Club-Parent Communication
We give the parents an outline of what they can expect at each stage of the program -- what we’re working on, what the players are learning, what’s expected of the coaches.

Future
We’re constructing a soccer-specific training center.

Dayak’s Den
I opened a soccer store in 2004. We now also sell baseball, basketball, volleyball, softball and football uniforms.

Playing Start
My grandfather was from Czechoslovakia and was a huge soccer fan. But when he came to the United States they didn’t have soccer, so my dad played football. When I was born, grandpa signed me up for soccer because they started a soccer league. My dad, as a rec team parent, got talked into coaching my team.

Playing Career Highlights
I used to write down my goals on my mirror so I’d see them twice a day -- and playing in the Olympics was top of list. It was always my goal to play for my country. I got to play in the Olympics, the U-17 World Cup and the U-20 World Cup, at which we finished fourth in 1989 in Saudi Arabia, where I got to meet Pele. (Dayak scored in a 2-0 win over East Germany and in a 3-1 loss to Brazil for the Bob Gansler-coached U.S. U-20s.)


1989 U.S. U-20s: Top row (L-to-R): Dario Brose, Curt Onalfo, Kasey Keller, Martin Munnelly, Steve Snow.
Bottom row: Nick Covone, Mike Burns, Troy Dayak, Cam Rast, Chris Henderson, Adam Tinkham.

Special Memory
In October of 1990, at age 19, I played for the USA in Zagreb against Croatia, which wanted to play against the USA in its first game after declaring independence.
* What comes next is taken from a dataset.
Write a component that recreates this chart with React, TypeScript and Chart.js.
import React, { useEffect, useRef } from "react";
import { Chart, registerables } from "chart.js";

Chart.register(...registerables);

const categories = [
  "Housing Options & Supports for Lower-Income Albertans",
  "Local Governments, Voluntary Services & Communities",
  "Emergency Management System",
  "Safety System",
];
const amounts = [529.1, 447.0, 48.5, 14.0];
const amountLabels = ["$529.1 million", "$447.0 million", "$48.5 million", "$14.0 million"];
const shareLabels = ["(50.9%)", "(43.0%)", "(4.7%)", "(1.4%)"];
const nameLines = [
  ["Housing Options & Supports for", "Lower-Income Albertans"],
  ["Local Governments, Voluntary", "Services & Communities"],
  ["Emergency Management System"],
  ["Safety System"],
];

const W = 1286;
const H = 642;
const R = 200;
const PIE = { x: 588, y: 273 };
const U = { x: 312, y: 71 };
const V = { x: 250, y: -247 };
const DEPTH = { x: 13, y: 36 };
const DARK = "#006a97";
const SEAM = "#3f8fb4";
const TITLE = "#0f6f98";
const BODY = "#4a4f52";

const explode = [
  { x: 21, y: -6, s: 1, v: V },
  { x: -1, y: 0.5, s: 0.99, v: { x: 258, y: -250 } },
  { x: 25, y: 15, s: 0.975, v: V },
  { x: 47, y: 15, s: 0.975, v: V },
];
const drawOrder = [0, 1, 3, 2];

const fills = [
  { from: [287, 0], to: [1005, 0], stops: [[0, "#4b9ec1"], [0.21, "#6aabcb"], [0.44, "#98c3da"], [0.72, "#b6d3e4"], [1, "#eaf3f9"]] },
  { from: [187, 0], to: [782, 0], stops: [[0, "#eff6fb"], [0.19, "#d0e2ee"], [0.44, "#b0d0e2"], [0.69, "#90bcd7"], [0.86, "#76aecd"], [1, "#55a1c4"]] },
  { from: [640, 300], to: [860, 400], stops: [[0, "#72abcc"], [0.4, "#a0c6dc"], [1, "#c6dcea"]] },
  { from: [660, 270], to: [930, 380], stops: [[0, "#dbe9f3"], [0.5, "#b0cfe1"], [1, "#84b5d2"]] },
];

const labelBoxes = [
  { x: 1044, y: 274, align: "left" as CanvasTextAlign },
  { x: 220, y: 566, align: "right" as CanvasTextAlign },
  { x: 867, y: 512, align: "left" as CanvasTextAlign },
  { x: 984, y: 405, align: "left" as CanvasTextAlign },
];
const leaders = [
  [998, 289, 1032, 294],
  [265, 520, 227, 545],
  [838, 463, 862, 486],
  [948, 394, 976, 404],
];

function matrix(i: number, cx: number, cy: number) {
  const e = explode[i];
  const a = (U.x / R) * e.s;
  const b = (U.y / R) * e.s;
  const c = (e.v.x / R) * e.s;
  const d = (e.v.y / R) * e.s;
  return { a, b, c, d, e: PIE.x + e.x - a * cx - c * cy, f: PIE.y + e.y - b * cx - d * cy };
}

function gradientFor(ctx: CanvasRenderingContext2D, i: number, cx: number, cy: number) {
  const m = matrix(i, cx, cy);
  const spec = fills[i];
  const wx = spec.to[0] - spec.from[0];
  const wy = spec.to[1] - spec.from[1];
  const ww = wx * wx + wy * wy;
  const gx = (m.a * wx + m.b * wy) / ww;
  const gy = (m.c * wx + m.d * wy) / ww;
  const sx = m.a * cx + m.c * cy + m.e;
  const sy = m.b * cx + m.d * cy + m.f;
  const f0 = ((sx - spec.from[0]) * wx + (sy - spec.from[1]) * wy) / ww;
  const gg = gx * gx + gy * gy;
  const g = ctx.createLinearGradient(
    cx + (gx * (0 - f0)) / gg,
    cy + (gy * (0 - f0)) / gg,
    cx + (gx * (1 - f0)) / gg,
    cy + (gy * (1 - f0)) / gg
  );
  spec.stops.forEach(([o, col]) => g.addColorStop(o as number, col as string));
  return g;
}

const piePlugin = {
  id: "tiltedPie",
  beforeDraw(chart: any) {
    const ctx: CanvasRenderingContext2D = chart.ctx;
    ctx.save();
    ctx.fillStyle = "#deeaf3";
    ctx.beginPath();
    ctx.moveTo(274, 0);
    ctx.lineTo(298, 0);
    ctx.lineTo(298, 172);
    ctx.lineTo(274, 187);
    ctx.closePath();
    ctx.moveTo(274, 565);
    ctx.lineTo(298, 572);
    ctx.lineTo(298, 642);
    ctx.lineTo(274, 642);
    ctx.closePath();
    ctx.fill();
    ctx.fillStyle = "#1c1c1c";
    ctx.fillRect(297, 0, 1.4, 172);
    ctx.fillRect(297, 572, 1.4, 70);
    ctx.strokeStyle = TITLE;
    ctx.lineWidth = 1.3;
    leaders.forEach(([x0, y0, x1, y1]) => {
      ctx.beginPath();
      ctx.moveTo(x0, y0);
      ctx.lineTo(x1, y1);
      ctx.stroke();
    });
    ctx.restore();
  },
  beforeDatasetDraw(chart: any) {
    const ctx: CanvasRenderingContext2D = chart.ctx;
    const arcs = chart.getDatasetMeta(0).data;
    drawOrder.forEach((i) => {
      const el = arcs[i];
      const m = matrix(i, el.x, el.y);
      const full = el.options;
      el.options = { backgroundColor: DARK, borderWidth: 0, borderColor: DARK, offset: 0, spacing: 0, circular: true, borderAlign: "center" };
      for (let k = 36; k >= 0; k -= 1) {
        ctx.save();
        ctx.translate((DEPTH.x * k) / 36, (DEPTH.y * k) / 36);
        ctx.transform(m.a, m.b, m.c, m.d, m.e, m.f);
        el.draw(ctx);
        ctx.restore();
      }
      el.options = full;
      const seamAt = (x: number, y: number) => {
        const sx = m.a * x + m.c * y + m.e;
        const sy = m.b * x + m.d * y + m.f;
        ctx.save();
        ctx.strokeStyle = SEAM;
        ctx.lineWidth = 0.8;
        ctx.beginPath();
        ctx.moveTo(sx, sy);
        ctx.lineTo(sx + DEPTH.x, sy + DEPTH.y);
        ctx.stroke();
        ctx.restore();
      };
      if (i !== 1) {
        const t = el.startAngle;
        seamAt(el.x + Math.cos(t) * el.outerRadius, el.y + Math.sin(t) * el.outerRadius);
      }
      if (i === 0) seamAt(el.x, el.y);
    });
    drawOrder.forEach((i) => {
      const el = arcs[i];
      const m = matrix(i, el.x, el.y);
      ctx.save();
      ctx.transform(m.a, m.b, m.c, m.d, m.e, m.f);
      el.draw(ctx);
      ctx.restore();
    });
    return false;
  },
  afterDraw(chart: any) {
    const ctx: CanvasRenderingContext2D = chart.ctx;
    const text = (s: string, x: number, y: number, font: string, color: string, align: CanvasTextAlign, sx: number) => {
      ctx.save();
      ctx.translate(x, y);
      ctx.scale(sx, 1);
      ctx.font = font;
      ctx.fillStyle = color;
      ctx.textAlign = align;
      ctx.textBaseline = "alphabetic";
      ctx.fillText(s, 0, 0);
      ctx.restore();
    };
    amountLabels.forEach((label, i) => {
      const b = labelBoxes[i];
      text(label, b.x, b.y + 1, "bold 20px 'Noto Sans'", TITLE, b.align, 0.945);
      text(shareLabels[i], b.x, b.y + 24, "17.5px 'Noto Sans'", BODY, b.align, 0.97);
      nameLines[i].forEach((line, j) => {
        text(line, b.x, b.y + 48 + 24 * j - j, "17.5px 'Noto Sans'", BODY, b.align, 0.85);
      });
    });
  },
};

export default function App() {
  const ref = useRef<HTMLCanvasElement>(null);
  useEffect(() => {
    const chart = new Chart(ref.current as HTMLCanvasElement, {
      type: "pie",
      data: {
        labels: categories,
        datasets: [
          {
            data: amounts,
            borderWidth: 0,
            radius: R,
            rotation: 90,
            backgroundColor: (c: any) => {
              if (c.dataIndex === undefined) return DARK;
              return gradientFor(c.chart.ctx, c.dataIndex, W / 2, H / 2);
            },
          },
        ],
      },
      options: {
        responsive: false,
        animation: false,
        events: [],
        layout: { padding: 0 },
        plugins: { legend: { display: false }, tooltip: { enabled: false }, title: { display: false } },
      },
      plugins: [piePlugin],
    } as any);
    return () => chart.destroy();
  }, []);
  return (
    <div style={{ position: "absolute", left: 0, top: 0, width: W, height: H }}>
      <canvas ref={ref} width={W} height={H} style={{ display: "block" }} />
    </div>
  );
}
I scored (in the 2-1 loss). The next day, our team interpreter told me to come down to the lobby. I thought I was in trouble because after the game I played poker on the roof with the older players.
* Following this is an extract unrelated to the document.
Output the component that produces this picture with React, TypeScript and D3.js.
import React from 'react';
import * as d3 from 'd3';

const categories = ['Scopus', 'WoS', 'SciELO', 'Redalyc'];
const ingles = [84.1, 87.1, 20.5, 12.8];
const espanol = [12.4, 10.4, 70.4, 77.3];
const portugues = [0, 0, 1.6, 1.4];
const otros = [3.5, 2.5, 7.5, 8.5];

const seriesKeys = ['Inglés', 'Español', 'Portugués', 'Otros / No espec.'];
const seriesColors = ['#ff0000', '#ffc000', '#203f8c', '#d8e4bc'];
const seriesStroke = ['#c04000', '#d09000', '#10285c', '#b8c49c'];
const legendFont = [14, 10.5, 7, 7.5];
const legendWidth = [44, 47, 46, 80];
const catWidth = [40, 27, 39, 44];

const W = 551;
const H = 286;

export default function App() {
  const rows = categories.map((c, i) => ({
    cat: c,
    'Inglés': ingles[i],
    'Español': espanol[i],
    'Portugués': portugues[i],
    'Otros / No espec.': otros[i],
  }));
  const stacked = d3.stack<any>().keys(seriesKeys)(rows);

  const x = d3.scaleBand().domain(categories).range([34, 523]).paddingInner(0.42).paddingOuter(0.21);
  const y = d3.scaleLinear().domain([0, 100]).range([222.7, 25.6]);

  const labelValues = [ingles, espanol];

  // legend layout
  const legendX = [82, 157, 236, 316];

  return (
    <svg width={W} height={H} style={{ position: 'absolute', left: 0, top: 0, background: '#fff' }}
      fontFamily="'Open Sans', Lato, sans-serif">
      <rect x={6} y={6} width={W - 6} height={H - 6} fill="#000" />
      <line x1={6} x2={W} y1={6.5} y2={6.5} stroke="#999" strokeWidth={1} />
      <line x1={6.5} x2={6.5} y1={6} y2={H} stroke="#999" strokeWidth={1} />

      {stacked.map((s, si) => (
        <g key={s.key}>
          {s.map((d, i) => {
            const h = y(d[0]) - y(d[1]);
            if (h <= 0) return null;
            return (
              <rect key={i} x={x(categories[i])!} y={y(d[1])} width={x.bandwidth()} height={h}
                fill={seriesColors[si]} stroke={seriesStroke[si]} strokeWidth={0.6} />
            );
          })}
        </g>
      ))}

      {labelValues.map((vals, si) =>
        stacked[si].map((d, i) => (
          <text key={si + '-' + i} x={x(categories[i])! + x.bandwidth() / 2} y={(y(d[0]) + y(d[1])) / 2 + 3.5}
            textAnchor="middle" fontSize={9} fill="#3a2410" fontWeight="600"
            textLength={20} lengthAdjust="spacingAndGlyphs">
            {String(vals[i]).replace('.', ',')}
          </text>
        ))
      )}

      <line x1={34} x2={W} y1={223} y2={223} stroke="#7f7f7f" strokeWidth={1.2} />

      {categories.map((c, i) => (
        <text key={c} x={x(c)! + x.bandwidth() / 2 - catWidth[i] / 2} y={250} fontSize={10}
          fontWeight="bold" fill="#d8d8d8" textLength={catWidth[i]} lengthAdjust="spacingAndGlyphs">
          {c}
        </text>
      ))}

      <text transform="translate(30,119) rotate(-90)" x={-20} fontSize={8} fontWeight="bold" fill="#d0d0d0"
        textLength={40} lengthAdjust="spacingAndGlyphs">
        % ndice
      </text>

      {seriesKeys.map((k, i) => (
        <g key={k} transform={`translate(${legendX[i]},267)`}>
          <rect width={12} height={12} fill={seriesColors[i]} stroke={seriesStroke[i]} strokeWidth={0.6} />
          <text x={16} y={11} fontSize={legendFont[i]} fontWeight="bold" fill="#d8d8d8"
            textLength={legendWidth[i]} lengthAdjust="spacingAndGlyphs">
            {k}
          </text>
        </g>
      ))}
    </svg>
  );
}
He introduced me to a tiny old lady, who asked me if I knew Betty Dayak. I said, “Yes, that’s my grandma.” It was her sister. They lost contact with each other after the war when my grandma fled to the United States. She had seen my name in the paper because I scored. My grandmother and her sister got back together through soccer.



7 comments
  1. Allan Lindh
    commented on: January 6, 2017 at 11:42 p.m.
    Class guy. Fifty coaches like him around the country, and we'd become a soccer nation. And to be brutally honest, more grit and character than most of the guys on the USMNT today.
  1. Beje Schweitzer
    commented on: January 7, 2017 at 12:15 a.m.
    Spot on.
  1. Beje Schweitzer
    commented on: January 7, 2017 at 12:15 a.m.
    Troy, (my twin from another mother and father and another year ... lol) is such an amazing athlete and individual. One of the nicest guys I know. His work ethic is exemplary and his devotion to soccer and his family are 100%. Love this guy who deserves all the recognition given him.
  1. Fly Bynyte
    commented on: January 7, 2017 at 10:24 a.m.
    That Special Memory is something. Great story!
  1. Gus Keri
    commented on: January 7, 2017 at 1:53 p.m.
    I almost teared up reading the grandma's story.
  1. Kent James
    commented on: January 9, 2017 at 2:41 p.m.
    I liked him as a player (he seemed to play hard, but not dirty, though I may be wrong), but this makes me like him even more as a retired player. It's great to see players like him, who've played at the highest levels, putting time back in at the grass roots. And the story about his grandmother and her sister is great.
  1. Vince Leone
    commented on: January 10, 2017 at 12:07 p.m.
    Troy was always a fan favorite while on the Earthquakes. He was so intense on the field--I like the description of him as a mellow coach. I doubt many parents are foolish enough to get on his bad side.